Fanny Le Bonhomme: “Psychiatry and society in the German Democratic Republic. Stories of patients from the Charité Psychiatry and Neurology Clinic (East Berlin, 1960–1968)”
Charité Hospital in Berlin, psychiatric clinic (photograph taken on 11 January 1950 by Heinz Funck, located at the Bundesarchiv, Bild 183-S91935 / CC-BY-SA 3.0, Aufn. Illus Funck 5025-50 (3) Mlk 11.1.50)
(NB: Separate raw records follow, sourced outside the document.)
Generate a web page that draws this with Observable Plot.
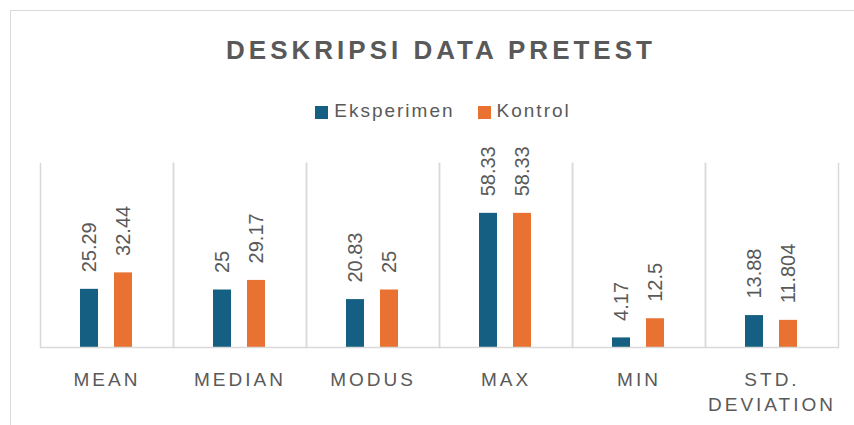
<!DOCTYPE html>
<html>
<head>
<meta charset="utf-8">
<script src="https://cdn.jsdelivr.net/npm/d3@7"></script>
<script src="https://cdn.jsdelivr.net/npm/@observablehq/plot@0.6"></script>
<style>
  html, body { margin: 0; padding: 0; background: #fff; }
  body { width: 854px; height: 425px; overflow: hidden; font-family: "Liberation Sans", Arial, sans-serif; }
  #wrap { position: relative; width: 854px; height: 425px; }
  #border { position: absolute; left: 10px; top: 10px; width: 900px; height: 500px;
            border-left: 1.5px solid #d9d9d9; border-top: 1.5px solid #d9d9d9; }
  #title { position: absolute; left: 10px; width: 858px; top: 37px; text-align: center;
           font-size: 26px; line-height: 26px; font-weight: bold; letter-spacing: 4px;
           padding-left: 4px; box-sizing: border-box; color: #595959; }
  #legend { position: absolute; left: 10px; width: 858px; top: 101px; padding-left: 8px; box-sizing: border-box;
            display: flex; justify-content: center; align-items: center;
            font-size: 19px; line-height: 19px; letter-spacing: 2px; color: #595959; }
  #legend .item { display: flex; align-items: center; }
  #legend .item + .item { margin-left: 23px; }
  #legend .sw { width: 13px; height: 13px; margin-right: 6px; position: relative; top: 2px; }
  #chart { position: absolute; left: 0; top: 140px; }
  #chart g[aria-label="fx-axis tick label"] text { letter-spacing: 3px; }
</style>
</head>
<body>
<div id="wrap">
  <div id="border"></div>
  <div id="title"></div>
  <div id="legend"></div>
  <div id="chart"></div>
</div>
<script>
const titleText = "DESKRIPSI DATA PRETEST";
const categories = ["MEAN", "MEDIAN", "MODUS", "MAX", "MIN", "STD. DEVIATION"];
const seriesNames = ["Eksperimen", "Kontrol"];
const seriesColors = ["#156082", "#E97132"];
const eksperimen = [25.29, 25, 20.83, 58.33, 4.17, 13.88];
const kontrol = [32.44, 29.17, 25, 58.33, 12.5, 11.804];

const data = [];
categories.forEach((c, i) => {
  data.push({cat: c, series: seriesNames[0], value: eksperimen[i]});
  data.push({cat: c, series: seriesNames[1], value: kontrol[i]});
});

document.getElementById("title").textContent = titleText;
const legend = document.getElementById("legend");
seriesNames.forEach((s, i) => {
  const item = document.createElement("div");
  item.className = "item";
  const sw = document.createElement("span");
  sw.className = "sw";
  sw.style.background = seriesColors[i];
  const lab = document.createElement("span");
  lab.textContent = s;
  item.appendChild(sw);
  item.appendChild(lab);
  legend.appendChild(item);
});

const grid = "#d9d9d9";
const plot = Plot.plot({
  width: 854,
  height: 285,
  marginTop: 23,
  marginBottom: 78,
  marginLeft: 40,
  marginRight: 16,
  style: {fontFamily: "'Liberation Sans', Arial, sans-serif", background: "transparent"},
  fx: {domain: categories, padding: 0},
  x: {domain: seriesNames, axis: null, paddingInner: 0.46, paddingOuter: 1.17},
  y: {domain: [0, 80], axis: null},
  color: {domain: seriesNames, range: seriesColors},
  marks: [
    Plot.frame({anchor: "left", stroke: grid, strokeWidth: 1.5}),
    Plot.frame({anchor: "right", stroke: grid, strokeWidth: 1.5}),
    Plot.barY(data, {fx: "cat", x: "series", y: "value", fill: "series"}),
    Plot.ruleY([0], {stroke: grid, strokeWidth: 1.5}),
    Plot.text(data, {fx: "cat", x: "series", y: "value", text: d => String(d.value),
      rotate: -90, textAnchor: "start", dy: -17, fontSize: 20, fill: "#595959"}),
    Plot.axisFx({anchor: "bottom", tickSize: 0, tickPadding: 21, fontSize: 19, lineHeight: 1.32,
      label: null, fill: "#595959", tickFormat: d => d.replace(" ", "\n")})
  ]
});
document.getElementById("chart").appendChild(plot);
</script>
</body>
</html>
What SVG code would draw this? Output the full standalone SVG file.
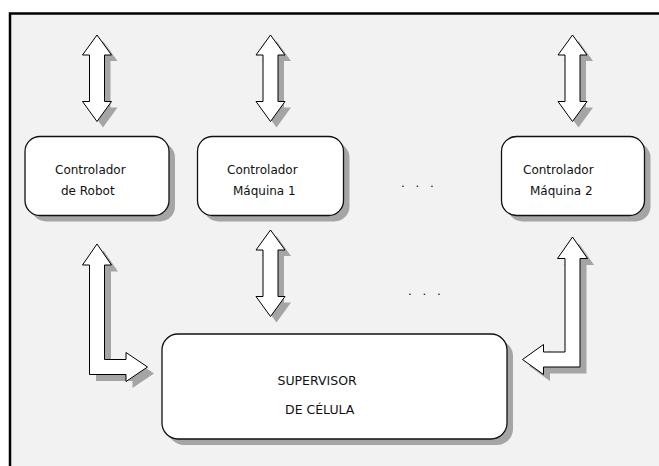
<svg xmlns="http://www.w3.org/2000/svg" xmlns:xlink="http://www.w3.org/1999/xlink" width="659" height="466" viewBox="0 0 659 466">
<style>
.frame{fill:#f2f2f2;stroke:#000;stroke-width:2.5}
.box{fill:#fff;stroke:#111;stroke-width:1.3}
.shadow{fill:#a5a5a5;stroke:none}
.arrow{fill:#fff;stroke:#000;stroke-width:1;stroke-linejoin:miter}
.lbl{font-family:"DejaVu Sans","Liberation Sans",sans-serif;font-size:12px;fill:#111}
.sup{font-family:"DejaVu Sans","Liberation Sans",sans-serif;font-size:12.5px;fill:#111}
.dots{font-family:"Liberation Sans",sans-serif;font-size:13.5px;fill:#111;letter-spacing:3.5px}
</style>
<defs>
<path id="dbl" d="M0,0 L14.5,20 L7.5,20 L7.5,66.5 L14.5,66.5 L0,86.5 L-14.5,66.5 L-7.5,66.5 L-7.5,20 L-14.5,20 Z"/>
<path id="lRobot" d="M97,244 L111.5,265 L104.5,265 L104.5,359.5 L126,359.5 L126,352.5 L147.5,367 L126,381.5 L126,374.5 L89.5,374.5 L89.5,265 L82.5,265 Z"/>
<path id="lM2" d="M572.5,237 L587.5,258.5 L580,258.5 L580,367 L543.5,367 L543.5,374.5 L522.5,359.5 L543.5,344.5 L543.5,352 L565,352 L565,258.5 L557.5,258.5 Z"/>
</defs>
<rect class="frame" x="10" y="13.5" width="700" height="500"/>
<g id="connectors">
<use href="#dbl" xlink:href="#dbl" class="shadow" transform="translate(103,41)"/>
<use href="#dbl" xlink:href="#dbl" class="arrow" transform="translate(97,35)"/>
<use href="#dbl" xlink:href="#dbl" class="shadow" transform="translate(276.5,41)"/>
<use href="#dbl" xlink:href="#dbl" class="arrow" transform="translate(270.5,35)"/>
<use href="#dbl" xlink:href="#dbl" class="shadow" transform="translate(578.5,41)"/>
<use href="#dbl" xlink:href="#dbl" class="arrow" transform="translate(572.5,35)"/>
<use href="#dbl" xlink:href="#dbl" class="shadow" transform="translate(276.5,236)"/>
<use href="#dbl" xlink:href="#dbl" class="arrow" transform="translate(270.5,230)"/>
<use href="#lRobot" xlink:href="#lRobot" class="shadow" transform="translate(6.5,6.5)"/>
<use href="#lRobot" xlink:href="#lRobot" class="arrow"/>
<use href="#lM2" xlink:href="#lM2" class="shadow" transform="translate(6.5,6.5)"/>
<use href="#lM2" xlink:href="#lM2" class="arrow"/>
</g>
<g id="robot">
<rect class="shadow" x="31" y="142.5" width="144" height="79" rx="15"/>
<rect class="box" x="25" y="136.5" width="144" height="79" rx="15"/>
<text class="lbl" x="55" y="174">Controlador</text>
<text class="lbl" x="61" y="195">de Robot</text>
</g>
<g id="maquina1">
<rect class="shadow" x="203.5" y="142.5" width="146" height="79" rx="15"/>
<rect class="box" x="197.5" y="136.5" width="146" height="79" rx="15"/>
<text class="lbl" x="227" y="174">Controlador</text>
<text class="lbl" x="233" y="195">Máquina 1</text>
</g>
<g id="maquina2">
<rect class="shadow" x="507.5" y="142.5" width="143" height="79" rx="15"/>
<rect class="box" x="501.5" y="136.5" width="143" height="79" rx="15"/>
<text class="lbl" x="523" y="174">Controlador</text>
<text class="lbl" x="530" y="195">Máquina 2</text>
</g>
<g id="supervisor">
<rect class="shadow" x="168" y="340" width="345" height="105" rx="16"/>
<rect class="box" x="162" y="334" width="345" height="105" rx="16"/>
<text class="sup" x="277.5" y="385">SUPERVISOR</text>
<text class="sup" x="285" y="414">DE CÉLULA</text>
</g>
<g id="ellipses">
<text class="dots" x="401" y="186.5">. . .</text>
<text class="dots" x="408" y="294.5">. . .</text>
</g>
</svg>
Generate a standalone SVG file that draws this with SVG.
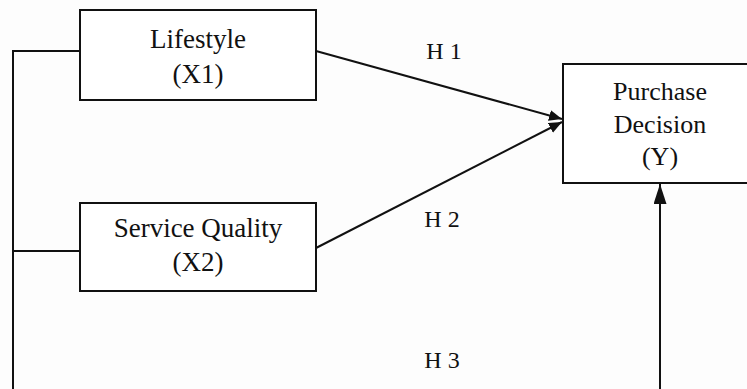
<svg xmlns="http://www.w3.org/2000/svg" width="747" height="389" viewBox="0 0 747 389">
  <style>
    .box { fill: #ffffff; stroke: #111111; stroke-width: 2; }
    .line { fill: none; stroke: #111111; stroke-width: 2; }
    .label { font-family: "Liberation Serif", "Times New Roman", serif; font-size: 27px; fill: #111111; text-anchor: middle; }
    .hyp { font-family: "Liberation Serif", "Times New Roman", serif; font-size: 24px; fill: #111111; text-anchor: middle; }
  </style>
  <defs>
    <marker id="arrow" viewBox="0 0 13 11" refX="13" refY="5.5" markerWidth="13" markerHeight="11" markerUnits="userSpaceOnUse" orient="auto">
      <path d="M0,0 L13,5.5 L0,11 z" fill="#111111"/>
    </marker>
    <marker id="arrowLong" viewBox="0 0 20 13" refX="20" refY="6.5" markerWidth="20" markerHeight="13" markerUnits="userSpaceOnUse" orient="auto">
      <path d="M0,0 L20,6.5 L0,13 z" fill="#111111"/>
    </marker>
  </defs>

  <rect width="747" height="389" fill="#fdfdfd"/>

  <!-- connectors -->
  <g id="connectors">
    <!-- left bracket linking both predictors to the bottom path -->
    <path class="line" d="M80,51 H13 V389"/>
    <path class="line" d="M80,251 H13"/>
    <!-- H1 and H2 paths -->
    <line class="line" x1="316" y1="51" x2="562" y2="119" marker-end="url(#arrow)"/>
    <line class="line" x1="316" y1="248" x2="562" y2="122" marker-end="url(#arrow)"/>
    <!-- H3 path rising from below -->
    <line class="line" x1="660" y1="389" x2="660" y2="184" marker-end="url(#arrowLong)"/>
  </g>

  <!-- hypothesis labels -->
  <g id="hypotheses">
    <text class="hyp" x="444" y="59">H 1</text>
    <text class="hyp" x="442" y="227">H 2</text>
    <text class="hyp" x="442" y="368">H 3</text>
  </g>

  <g id="lifestyle">
    <rect class="box" x="80" y="10" width="236" height="90"/>
    <text class="label" x="198" y="48">Lifestyle</text>
    <text class="label" x="198" y="83">(X1)</text>
  </g>

  <g id="service-quality">
    <rect class="box" x="80" y="203" width="236" height="88"/>
    <text class="label" x="198" y="237">Service Quality</text>
    <text class="label" x="198" y="271">(X2)</text>
  </g>

  <g id="purchase-decision">
    <rect class="box" x="563" y="64" width="200" height="119"/>
    <text class="label" x="660" y="100" style="font-size:26px">Purchase</text>
    <text class="label" x="660" y="133" style="font-size:26px">Decision</text>
    <text class="label" x="660" y="165" style="font-size:26px">(Y)</text>
  </g>
</svg>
The patients of the Charité Psychiatry and Neurology clinic (East-Berlin, GDR) during the 1960s are at the center of this study. While taking into account the interpretation provided by the medical discourse, this research aims at reconstructing the experiences and the trajectories of these individuals by inscribing them in the context of the socialist society. Relying on patients’ records – these records being the main source of this study – the goal of this research is to reach a better understanding of underlying tensions in the socialist society in relation to the political and ideological context. As these sources show, when they talk to the therapist, patients can speak according to rules which differ from the rules implemented in the socialist society. Because they may contain traces of speeches that would usually be silenced as a result of censorship or self-censorship, or of the unspeakable, shameful or delirious nature of this speech, the patients’ records prove to be a valuable source for the historian. From marital tensions caused by ideological disagreements to the inner conflicts of an “ardent marxist”, from the pain triggered by the exclusion from the party to the pain caused by the construction of the Berlin Wall, from the “reuniting delirium” to the delusions according to which the West appears as a threat, the individual and singular experiences of the patients allow to reconstruct, through a microhistorical approach, certain tensions inherent to the working of the socialist society.
The thesis was defended on 29 January at the University Rennes 2 (France).
Fanny Le Bonhomme is a post-doctoral researcher at the Centre Marc Bloch (Berlin) and at the Centre for Contemporary History Potsdam (Zentrum für zeithistorische Forschung).